▼
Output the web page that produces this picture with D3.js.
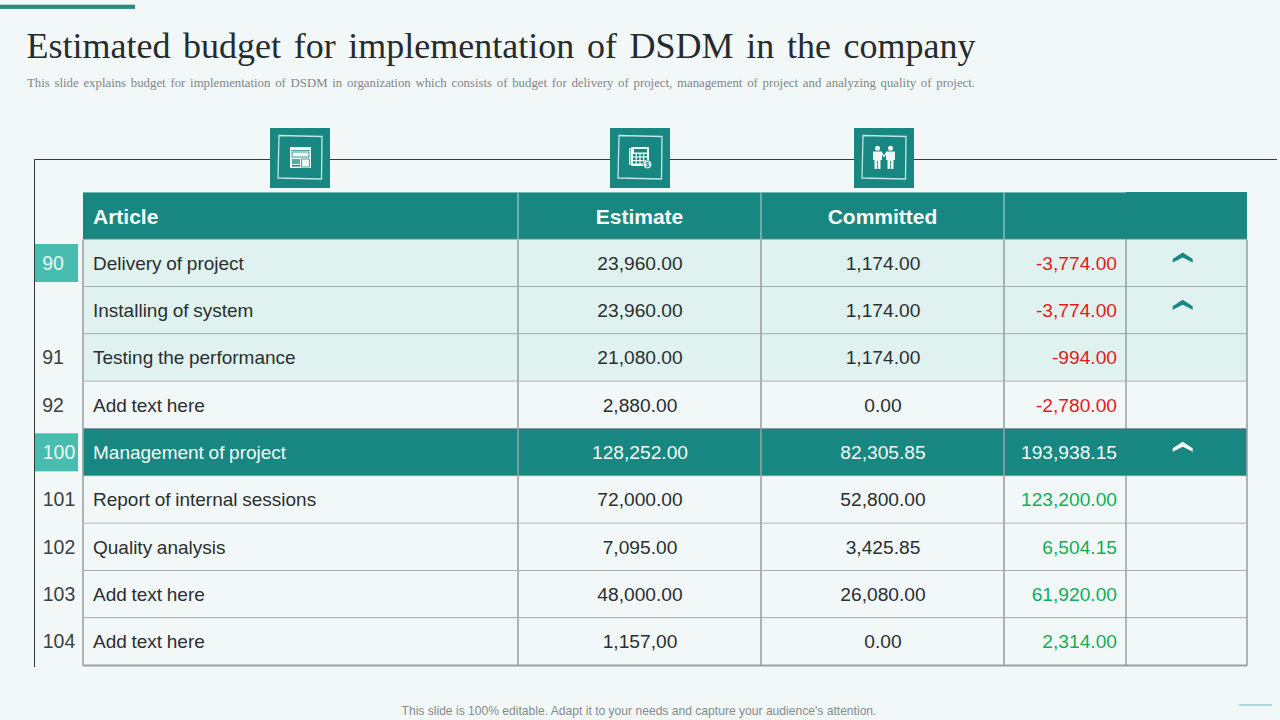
<!DOCTYPE html>
<html><head><meta charset="utf-8">
<script src="https://cdnjs.cloudflare.com/ajax/libs/d3/7.8.5/d3.min.js"></script>
<style>html,body{margin:0;padding:0;background:#f2f8f8;overflow:hidden}svg{display:block}</style>
</head><body><svg id="c" width="1280" height="720"></svg>
<script>
const titleText = "Estimated budget for implementation of DSDM in the company";
const subtitleText = "This slide explains budget for implementation of DSDM in organization which consists of budget for delivery of project, management of project and analyzing quality of project.";
const footerText = "This slide is 100% editable. Adapt it to your needs and capture your audience's attention.";
const headers = ["Article", "Estimate", "Committed", "", ""];
const codes = ["90", "", "91", "92", "100", "101", "102", "103", "104"];
const articles = ["Delivery of project", "Installing of system", "Testing the performance", "Add text here", "Management of project", "Report of internal sessions", "Quality analysis", "Add text here", "Add text here"];
const estimates = ["23,960.00", "23,960.00", "21,080.00", "2,880.00", "128,252.00", "72,000.00", "7,095.00", "48,000.00", "1,157,00"];
const committed = ["1,174.00", "1,174.00", "1,174.00", "0.00", "82,305.85", "52,800.00", "3,425.85", "26,080.00", "0.00"];
const variance = ["-3,774.00", "-3,774.00", "-994.00", "-2,780.00", "193,938.15", "123,200.00", "6,504.15", "61,920.00", "2,314.00"];
const varianceKind = ["neg", "neg", "neg", "neg", "total", "pos", "pos", "pos", "pos"];
const rowKind = ["tint", "tint", "tint", "plain", "total", "plain", "plain", "plain", "plain"];
const arrows = [1, 1, 0, 0, 1, 0, 0, 0, 0];
const highlightedCodes = ["90", "100"];
const columnEdges = [83, 518, 761, 1004, 1126, 1247];
const iconCentres = [300, 640, 884];

const TEAL = "#188781", LIGHT = "#dff2ef", CODE = "#47bdb0", INK = "#262b2e", GRID = "#98a1a1";
const svg = d3.select("#c");
const y = d3.scaleBand().domain(d3.range(codes.length)).range([239.5, 665.5]).padding(0);
const sans = "'Liberation Sans', Arial, sans-serif", serif = "'Liberation Serif', 'Times New Roman', serif";

function fitWords(sel, target){
  const spaces = sel.text().split(" ").length - 1;
  const natural = sel.node().getComputedTextLength();
  sel.attr("word-spacing", (target - natural) / spaces);
}

// Background and top accent
svg.append("rect").attr("width",1280).attr("height",720).attr("fill","#f2f8f8");
svg.append("rect").attr("x",0).attr("y",4.7).attr("width",135).attr("height",4.2).attr("fill","#2a8a83");

// Title block
svg.append("text").attr("x",26.5).attr("y",58).attr("font-family",serif).attr("font-size",36)
  .attr("fill",INK).text(titleText).call(fitWords,949);
svg.append("text").attr("x",27).attr("y",87).attr("font-family",serif).attr("font-size",12.8)
  .attr("fill","#7f8687").text(subtitleText).call(fitWords,948);

// Frame line
svg.append("path").attr("d","M1277 159.5H34.5V667").attr("fill","none").attr("stroke","#2e3a3c").attr("stroke-width",1);

// Header band
svg.append("rect").attr("x",83).attr("y",192).attr("width",1164).attr("height",47.5).attr("fill",TEAL);
svg.append("line").attr("x1",83).attr("x2",1126).attr("y1",192.5).attr("y2",192.5).attr("stroke","#6fb9b3");
svg.append("line").attr("x1",83).attr("x2",1247).attr("y1",239).attr("y2",239).attr("stroke","#4b8582").attr("stroke-width",1.5);
[518,761,1004].forEach(x=>svg.append("line").attr("x1",x).attr("x2",x).attr("y1",192).attr("y2",239)
  .attr("stroke","#7fc0bb").attr("stroke-width",1.5));
headers.forEach((h,i)=>{ if(!h) return;
  const cx=(columnEdges[i]+columnEdges[i+1])/2;
  svg.append("text").attr("x",i===0?93:cx).attr("y",224).attr("text-anchor",i===0?"start":"middle")
    .attr("font-family",sans).attr("font-weight",700).attr("font-size",21).attr("fill","#f6fbfb").text(h);
});

// Rows
const rows = svg.append("g").selectAll("g").data(codes.map((c,i)=>i)).join("g")
  .attr("transform",i=>`translate(0,${y(i)})`);
const h = y.bandwidth();
rows.append("rect").attr("x",83).attr("width",1164).attr("height",h)
  .attr("fill",i=>rowKind[i]==="tint"?LIGHT:rowKind[i]==="total"?TEAL:"#f2f8f8");
rows.append("line").attr("x1",83).attr("x2",1247).attr("y1",h).attr("y2",h).attr("stroke",GRID)
  .attr("stroke-width",i=>i===codes.length-1?2.2:1.6);
columnEdges.forEach((x,k)=>{
  rows.append("line").attr("x1",x).attr("x2",x).attr("y1",0).attr("y2",h)
    .attr("stroke",k===4?"#6f7878":GRID).attr("stroke-width",k===4?1:1.6);
});
rows.filter(i=>rowKind[i]==="total").selectAll("line").filter(function(){return +this.getAttribute("x1")===1126}).attr("opacity",0);

const txt=(sel,x,anchor,f,fill,size,ws)=>sel.append("text").attr("x",x).attr("y",h/2+6.6).attr("text-anchor",anchor)
  .attr("font-family",sans).attr("font-size",size).attr("word-spacing",ws).attr("fill",fill).text(f);
const onRow=(i,c)=>rowKind[i]==="total"?"#f4fbfa":c;
rows.each(function(i){
  const r=d3.select(this);
  txt(r,93,"start",articles[i],onRow(i,"#2a2f31"),19,-0.6);
  txt(r,640,"middle",estimates[i],onRow(i,"#2a2f31"),19.2,0);
  txt(r,883,"middle",committed[i],onRow(i,"#2a2f31"),19.2,0);
  txt(r,1117,"end",variance[i],varianceKind[i]==="neg"?"#e41b1b":varianceKind[i]==="pos"?"#12ae56":"#f4fbfa",19.2,0);
  if(codes[i]){
    const hi=highlightedCodes.includes(codes[i]);
    if(hi) r.append("rect").attr("x",35).attr("y",4.5).attr("width",43).attr("height",38).attr("fill",CODE);
    r.append("text").attr("x",codes[i].length===2?53:59).attr("y",h/2+6.6).attr("text-anchor","middle")
      .attr("font-family",sans).attr("font-size",19.5).attr("fill",hi?"#eaf8f6":"#3a4143").text(codes[i]);
  }
  if(arrows[i]){
    r.append("path").attr("transform",`translate(1182.7,${h/2-6.7})`)
      .attr("d","M-10 2.5L0 -4L10 2.5V6L0 1L-10 6Z")
      .attr("fill",rowKind[i]==="total"?"#f4fbfa":TEAL);
  }
});

// Icons
const icons = svg.append("g").selectAll("g").data(iconCentres).join("g").attr("transform",d=>`translate(${d},158)`);
icons.append("rect").attr("x",-30).attr("y",-30).attr("width",60).attr("height",60).attr("fill",TEAL);
icons.append("path").attr("d","M-21 -22.5L22 -21.5L21.5 21L-22 20Z").attr("fill","none").attr("stroke","#bfe7e3").attr("stroke-width",1.3);
const W="#eef8f7";
// window icon
const a=icons.filter((d,i)=>i===0);
a.append("rect").attr("x",-10).attr("y",-11).attr("width",21).attr("height",21).attr("fill",W);
a.append("rect").attr("x",-8).attr("y",-6).attr("width",17).attr("height",5).attr("fill","none").attr("stroke",TEAL).attr("stroke-width",.8);
a.append("rect").attr("x",-8).attr("y",1).attr("width",8).attr("height",5).attr("fill",TEAL).attr("opacity",.7);
a.append("rect").attr("x",-8).attr("y",7).attr("width",8).attr("height",1.5).attr("fill",TEAL);
a.append("rect").attr("x",1.5).attr("y",1).attr("width",8).attr("height",8).attr("fill","none").attr("stroke",TEAL).attr("stroke-width",.7);
a.append("line").attr("x1",-9).attr("x2",10).attr("y1",-7.5).attr("y2",-7.5).attr("stroke",TEAL).attr("stroke-width",.7);
// calculator / invoice icon
const b=icons.filter((d,i)=>i===1);
b.append("rect").attr("x",-9).attr("y",-11).attr("width",18).attr("height",19).attr("rx",1).attr("fill",W);
b.append("rect").attr("x",-11).attr("y",-10).attr("width",1.5).attr("height",17).attr("fill",W);
b.append("rect").attr("x",-6).attr("y",-9).attr("width",13).attr("height",3.5).attr("fill",TEAL);
d3.range(3).forEach(r=>d3.range(4).forEach(k=>
  b.append("rect").attr("x",-7+k*3.8).attr("y",-4+r*3.6).attr("width",2.6).attr("height",2.4).attr("fill",TEAL)));
b.append("circle").attr("cx",7.5).attr("cy",6.5).attr("r",4.2).attr("fill",W).attr("stroke",TEAL).attr("stroke-width",.6);
b.append("text").attr("x",7.5).attr("y",9).attr("text-anchor","middle").attr("font-size",7).attr("font-weight",700).attr("font-family",sans).attr("fill",TEAL).text("$");
// people icon
const c=icons.filter((d,i)=>i===2);
[-6.5,6.5].forEach(dx=>{
  c.append("circle").attr("cx",dx).attr("cy",-9.7).attr("r",2.5).attr("fill",W);
  c.append("path").attr("transform",`translate(${dx},0)`).attr("d","M-4.5 -6.5H4.5V2H3V11H0.4V3H-0.4V11H-3V2H-4.5Z").attr("fill",W);
});
c.append("path").attr("d","M-2.5 -5.5L0 -1.5L2.5 -5.5").attr("fill","none").attr("stroke",W).attr("stroke-width",1.3);

// Footer
svg.append("text").attr("x",639).attr("y",715).attr("text-anchor","middle").attr("font-family",sans).attr("font-size",12.1)
  .attr("fill","#858b8c").text(footerText);
svg.append("line").attr("x1",1239).attr("x2",1272).attr("y1",705).attr("y2",705).attr("stroke","#6cbcc2").attr("stroke-width",1);
</script></body></html>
▲
Repeat, exactly and in full, each line from the start of the data to the line that contains "const iconCentres = [300, 640, 884];". Pictures do not go in.

Output the web page that produces this picture with D3.js.
<!DOCTYPE html>
<html><head><meta charset="utf-8">
<script src="https://cdnjs.cloudflare.com/ajax/libs/d3/7.8.5/d3.min.js"></script>
<style>html,body{margin:0;padding:0;background:#f2f8f8;overflow:hidden}svg{display:block}</style>
</head><body><svg id="c" width="1280" height="720"></svg>
<script>
const titleText = "Estimated budget for implementation of DSDM in the company";
const subtitleText = "This slide explains budget for implementation of DSDM in organization which consists of budget for delivery of project, management of project and analyzing quality of project.";
const footerText = "This slide is 100% editable. Adapt it to your needs and capture your audience's attention.";
const headers = ["Article", "Estimate", "Committed", "", ""];
const codes = ["90", "", "91", "92", "100", "101", "102", "103", "104"];
const articles = ["Delivery of project", "Installing of system", "Testing the performance", "Add text here", "Management of project", "Report of internal sessions", "Quality analysis", "Add text here", "Add text here"];
const estimates = ["23,960.00", "23,960.00", "21,080.00", "2,880.00", "128,252.00", "72,000.00", "7,095.00", "48,000.00", "1,157,00"];
const committed = ["1,174.00", "1,174.00", "1,174.00", "0.00", "82,305.85", "52,800.00", "3,425.85", "26,080.00", "0.00"];
const variance = ["-3,774.00", "-3,774.00", "-994.00", "-2,780.00", "193,938.15", "123,200.00", "6,504.15", "61,920.00", "2,314.00"];
const varianceKind = ["neg", "neg", "neg", "neg", "total", "pos", "pos", "pos", "pos"];
const rowKind = ["tint", "tint", "tint", "plain", "total", "plain", "plain", "plain", "plain"];
const arrows = [1, 1, 0, 0, 1, 0, 0, 0, 0];
const highlightedCodes = ["90", "100"];
const columnEdges = [83, 518, 761, 1004, 1126, 1247];
const iconCentres = [300, 640, 884];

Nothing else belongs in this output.